November 15, 2024
Archive

Bill Caldwell, longtime columnist, dies at 81

PORTLAND – Bill Caldwell, a longtime columnist for the Portland Press Herald and Maine Sunday Telegram, died Friday in a Tucson, Ariz., hospital after a long illness. He was 81.

Caldwell retired in 1991 after a 25-year career in which his unabashed love for Maine made him one of the state’s most popular and influential columnists.

“Bill definitely wasn’t a cynic,” said Steve Riley, a former Press Herald and Sunday Telegram editor who edited Caldwell’s work for many years. “He was more a cheerleader for Maine actually. He thought of that as part of his job. Maine was his adopted state; he loved it.”

A slight, wiry man with a grizzled face and white goatee, Caldwell was a commanding presence. He was most at home along Maine’s coast, where he would travel from cove to cove in Steer Clear, his 30-foot converted lobster boat, collecting many of the stories that filled his columns.

Caldwell came to Maine with an unusual background.

A New York native, he had a master’s degree from Cambridge University in England and studied at the Sorbonne in Paris. He spoke with a slight British accent, which helped give him an aristocratic bearing.

He was wounded in World War II, when he flew 69 bombing missions. He wrote for Time-Life, served in the Eisenhower administration, published a newspaper in England, wrote fiction and admired art.

Caldwell came to work at the Portland newspapers in 1965, after traveling from New York and falling in love with Maine.

He started on the police beat and later became an editorial writer and columnist.

“When people read my columns, I hope they got five or 10 minutes of enjoyment,” Caldwell said upon retiring. “That’s not such a bad thing to be able to give.”

Some of his 3,000 columns were published in books that have titles such as “Enjoying Maine” and “Maine Magic.”

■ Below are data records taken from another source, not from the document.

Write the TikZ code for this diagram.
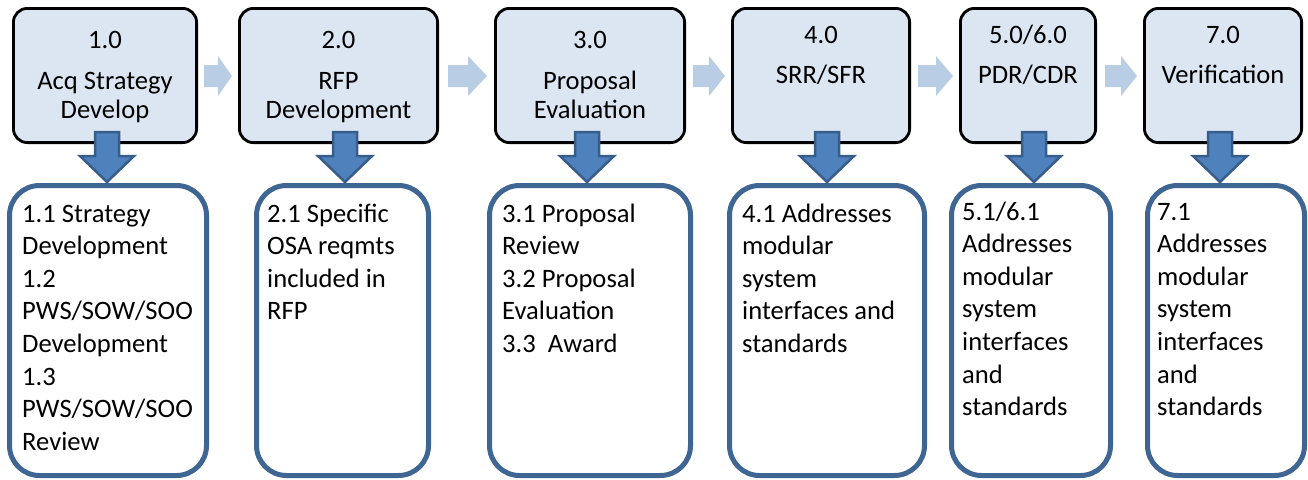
\documentclass[tikz,border=0pt]{standalone}
\usepackage{fontspec}
\setmainfont{Carlito}
\usetikzlibrary{calc}
\definecolor{stagefill}{HTML}{DCE6F2}
\definecolor{flowfill}{HTML}{B9CDE5}
\definecolor{dropfill}{HTML}{4F81BD}
\definecolor{dropline}{HTML}{385D8A}
\definecolor{taskline}{HTML}{3F6593}

\begin{document}
\begin{tikzpicture}[x=1pt,y=-1pt,
  stage/.style={draw=black, line width=2.8pt, fill=stagefill, rounded corners=14pt, inner sep=0pt},
  task/.style={draw=taskline, line width=5pt, fill=white, rounded corners=30pt, inner sep=0pt, minimum height=290pt},
  stagetext/.style={align=center, inner sep=0pt, anchor=base, font=\fontsize{26.6}{29}\selectfont},
  tasktext/.style={align=left, inner sep=0pt, anchor=base west, font=\fontsize{26.6}{32.6}\selectfont},
  flow/.style={fill=flowfill, draw=none},
  drop/.style={fill=dropfill, draw=dropline, line width=2.5pt, line join=miter},
  pics/downarrow/.style={code={
    \draw[drop] (-12,0) -- (12,0) -- (12,24) -- (27,24) -- (0,50)
      -- (-27,24) -- (-12,24) -- cycle;
  }},
]
\useasboundingbox (0,0) rectangle (1308,479);

% lower task boxes
\node[task, minimum width=197pt] (t1) at (108,330.5) {};
\node[task, minimum width=172pt] (t2) at (342.5,330.5) {};
\node[task, minimum width=201pt] (t3) at (590,330.5) {};
\node[task, minimum width=195pt] (t4) at (827,330.5) {};
\node[task, minimum width=159pt] (t5) at (1031,330.5) {};
\node[task, minimum width=157pt] (t6) at (1226,330.5) {};

% upper stage boxes
\node[stage, minimum width=183.2pt, minimum height=134.2pt] (s1) at (105,75.5) {};
\node[stage, minimum width=198.2pt, minimum height=134.2pt] (s2) at (338.5,75.5) {};
\node[stage, minimum width=189.2pt, minimum height=134.2pt] (s3) at (590,75.5) {};
\node[stage, minimum width=177.2pt, minimum height=134.2pt] (s4) at (821,75.5) {};
\node[stage, minimum width=135.2pt, minimum height=134.2pt] (s5) at (1028,75.5) {};
\node[stage, minimum width=157.2pt, minimum height=134.2pt] (s6) at (1223,75.5) {};

% stage titles (anchored at the baseline of the last line)
\node[stagetext] (l1) at (105,118) {1.0\\[12pt]Acq Strategy\\Develop};
\node[stagetext] (l2) at (338.5,118) {2.0\\[12pt]RFP\\Development};
\node[stagetext] (l3) at (590,118) {3.0\\[12pt]Proposal\\Evaluation};
\node[stagetext] (l4) at (821,83) {4.0\\[11pt]SRR/SFR};
\node[stagetext] (l5) at (1028,83) {5.0/6.0\\[11pt]PDR/CDR};
\node[stagetext] (l6) at (1223,83) {7.0\\[11pt]Verification};

% task texts (anchored at the baseline of the last line)
\node[tasktext] (x1) at (22,450.2) {1.1 Strategy\\Development\\1.2\\PWS/SOW/SOO\\Development\\1.3\\PWS/SOW/SOO\\Review};
\node[tasktext] (x2) at (267,319.8) {2.1 Specific\\OSA reqmts\\included in\\RFP};
\node[tasktext] (x3) at (502,352.4) {3.1 Proposal\\Review\\3.2 Proposal\\Evaluation\\3.3\ \ Award};
\node[tasktext] (x4) at (742,352.4) {4.1 Addresses\\modular\\system\\interfaces and\\standards};
\node[tasktext] (x5) at (962,415.6) {5.1/6.1\\Addresses\\modular\\system\\interfaces\\and\\standards};
\node[tasktext] (x6) at (1157,415.6) {7.1\\Addresses\\modular\\system\\interfaces\\and\\standards};

% flow arrows between stages
\fill[flow] (204,65) -- (218,65) -- (218,56) -- (232,76) -- (218,96) -- (218,87) -- (204,87) -- cycle;
\fill[flow] (448,65) -- (468,65) -- (468,56) -- (487,76) -- (468,96) -- (468,87) -- (448,87) -- cycle;
\fill[flow] (693,65) -- (709,65) -- (709,56) -- (725,76) -- (709,96) -- (709,87) -- (693,87) -- cycle;
\fill[flow] (918,65) -- (936,65) -- (936,56) -- (953,76) -- (936,96) -- (936,87) -- (918,87) -- cycle;
\fill[flow] (1105,65) -- (1121,65) -- (1121,56) -- (1137,76) -- (1121,96) -- (1121,87) -- (1105,87) -- cycle;

% drop arrows from each stage to its tasks
\pic at ($(s1.south)+(2,-12)$) {downarrow};
\pic at ($(s2.south)+(6.5,-12)$) {downarrow};
\pic at ($(s3.south)+(-3,-12)$) {downarrow};
\pic at ($(s4.south)+(6,-12)$) {downarrow};
\pic at ($(s5.south)+(6,-12)$) {downarrow};
\pic at ($(s6.south)+(-3,-12)$) {downarrow};
\end{tikzpicture}
\end{document}
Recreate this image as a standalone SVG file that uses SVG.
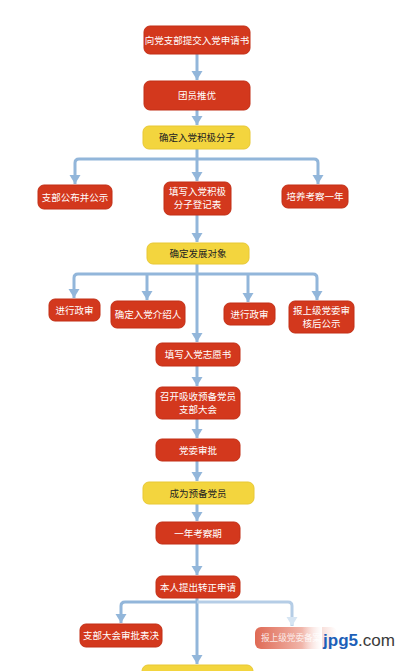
<svg xmlns="http://www.w3.org/2000/svg" width="398" height="671" viewBox="0 0 398 671">
<style>
.r{fill:#d3381d;stroke:#c22f16;stroke-width:1}
.y{fill:#f3d53e;stroke:#e8c834;stroke-width:1}
.tw{font-family:"Noto Sans CJK SC","Noto Sans",sans-serif;font-size:9.5px;fill:#ffffff;text-anchor:middle}
.tk{font-family:"Noto Sans CJK SC","Noto Sans",sans-serif;font-size:9.5px;fill:#222222;text-anchor:middle}
.c{fill:none;stroke:#92b6da;stroke-width:3;stroke-linejoin:round}
</style>
<defs>
<marker id="a" markerUnits="userSpaceOnUse" markerWidth="12" markerHeight="12" refX="9" refY="6" orient="auto">
<path d="M0,0.5 L9,6 L0,11.5 z" fill="#92b6da"/>
</marker>
<marker id="af" markerUnits="userSpaceOnUse" markerWidth="12" markerHeight="12" refX="9" refY="6" orient="auto">
<path d="M0,0.5 L9,6 L0,11.5 z" fill="#d6e5f3"/>
</marker>
<linearGradient id="fade" x1="0" y1="0" x2="1" y2="0">
<stop offset="0" stop-color="#df6a55"/>
<stop offset="0.55" stop-color="#f0b2a6"/>
<stop offset="1" stop-color="#ffffff"/>
</linearGradient>
<linearGradient id="wfade" x1="0" y1="0" x2="1" y2="0">
<stop offset="0" stop-color="#ffffff" stop-opacity="0"/>
<stop offset="1" stop-color="#ffffff" stop-opacity="1"/>
</linearGradient>
</defs>
<rect width="398" height="671" fill="#ffffff"/>
<g id="connectors">
<path class="c" d="M197,54 V80" marker-end="url(#a)"/>
<path class="c" d="M197,110 V125" marker-end="url(#a)"/>
<path class="c" d="M197,149 V181" marker-end="url(#a)"/>
<path class="c" d="M197,159 H79 Q75,159 75,163 V184" marker-end="url(#a)"/>
<path class="c" d="M197,159 H314 Q318,159 318,163 V184" marker-end="url(#a)"/>
<path class="c" d="M197,215 V242" marker-end="url(#a)"/>
<path class="c" d="M197,264 V342" marker-end="url(#a)"/>
<path class="c" d="M197,274 H78 Q74,274 74,278 V298" marker-end="url(#a)"/>
<path class="c" d="M147,274 V300" marker-end="url(#a)"/>
<path class="c" d="M197,274 H313 Q317,274 317,278 V300" marker-end="url(#a)"/>
<path class="c" d="M248,274 V302" marker-end="url(#a)"/>
<path class="c" d="M197,366 V386" marker-end="url(#a)"/>
<path class="c" d="M197,419 V438" marker-end="url(#a)"/>
<path class="c" d="M197,461 V481" marker-end="url(#a)"/>
<path class="c" d="M197,504 V521" marker-end="url(#a)"/>
<path class="c" d="M197,544 V575" marker-end="url(#a)"/>
<path class="c" d="M197,598 V664" marker-end="url(#a)"/>
<path class="c" d="M197,602 H125 Q121,602 121,606 V623" marker-end="url(#a)"/>
<path d="M197,602 H288 Q292,602 292,606 V626" fill="none" stroke="#b5cde6" stroke-width="3" stroke-linejoin="round" marker-end="url(#af)"/>
</g>
<g id="n1"><rect class="r" x="144" y="26" width="106" height="28" rx="6"/><text class="tw" x="197" y="43.5">向党支部提交入党申请书</text></g>
<g id="n2"><rect class="r" x="144" y="81" width="106" height="29" rx="6"/><text class="tw" x="197" y="99">团员推优</text></g>
<g id="n3"><rect class="y" x="143" y="126" width="107" height="23" rx="6"/><text class="tk" x="197" y="141">确定入党积极分子</text></g>
<g id="n4"><rect class="r" x="38" y="185" width="74" height="24" rx="6"/><text class="tw" x="75" y="200.5">支部公布并公示</text></g>
<g id="n5"><rect class="r" x="164" y="182" width="67" height="33" rx="6"/><text class="tw" x="197.5" y="195">填写入党积极</text><text class="tw" x="197.5" y="208">分子登记表</text></g>
<g id="n6"><rect class="r" x="282" y="185" width="66" height="23" rx="6"/><text class="tw" x="315" y="200">培养考察一年</text></g>
<g id="n7"><rect class="y" x="147" y="243" width="102" height="21" rx="6"/><text class="tk" x="198" y="257">确定发展对象</text></g>
<g id="n8"><rect class="r" x="49" y="299" width="51" height="22" rx="6"/><text class="tw" x="74.5" y="313.5">进行政审</text></g>
<g id="n9"><rect class="r" x="111" y="301" width="74" height="27" rx="6"/><text class="tw" x="148" y="318">确定入党介绍人</text></g>
<g id="n10"><rect class="r" x="224" y="303" width="51" height="22" rx="6"/><text class="tw" x="249.5" y="317.5">进行政审</text></g>
<g id="n11"><rect class="r" x="289" y="301" width="65" height="32" rx="6"/><text class="tw" x="321.5" y="314">报上级党委审</text><text class="tw" x="321.5" y="327">核后公示</text></g>
<g id="n12"><rect class="r" x="156" y="343" width="84" height="23" rx="6"/><text class="tw" x="198" y="358">填写入党志愿书</text></g>
<g id="n13"><rect class="r" x="156" y="387" width="84" height="32" rx="6"/><text class="tw" x="198" y="400">召开吸收预备党员</text><text class="tw" x="198" y="413">支部大会</text></g>
<g id="n14"><rect class="r" x="156" y="439" width="84" height="22" rx="6"/><text class="tw" x="198" y="453.5">党委审批</text></g>
<g id="n15"><rect class="y" x="143" y="482" width="111" height="22" rx="6"/><text class="tk" x="198" y="496.5">成为预备党员</text></g>
<g id="n16"><rect class="r" x="156" y="522" width="84" height="22" rx="6"/><text class="tw" x="198" y="536.5">一年考察期</text></g>
<g id="n17"><rect class="r" x="156" y="576" width="84" height="22" rx="6"/><text class="tw" x="198" y="590.5">本人提出转正申请</text></g>
<g id="n18"><rect class="r" x="80" y="624" width="82" height="23" rx="6"/><text class="tw" x="121" y="639">支部大会审批表决</text></g>
<g id="n19"><rect x="255" y="627" width="82" height="22" rx="6" fill="url(#fade)"/><text class="tw" x="261" y="641.3" style="text-anchor:start;font-size:8.6px" fill-opacity="0.85">报上级党委备案</text><rect x="302" y="622" width="20" height="32" fill="url(#wfade)"/></g>
<g id="n20"><rect class="y" x="142" y="665" width="111" height="22" rx="6"/></g>
<text x="323" y="646" font-family="'Liberation Sans',Arial,sans-serif" font-size="17" font-weight="bold" textLength="72" lengthAdjust="spacingAndGlyphs"><tspan fill="#1d5fb8">jpg5</tspan><tspan fill="#3a3a3a" font-weight="normal">.com</tspan></text>
</svg>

Caldwell moved to Arizona and married Susan Elizabeth Brown, his second wife. He has two grown children.

“Maine is where his heart really is,” his wife said. “He loved the politics, economy, the beauty. And he had a particularly soft spot

for the fishermen.”

Caldwell, who lived in Green Valley, Ariz., wrote his memoirs before he died, and they are being edited, she said.

Caldwell asked to be cremated and have his ashes placed in the ocean off Maine’s coast. That ceremony will take place in June, his wife said.

“We’re going to do it off of Steer Clear,” which is kept in Casco Bay by its current owner.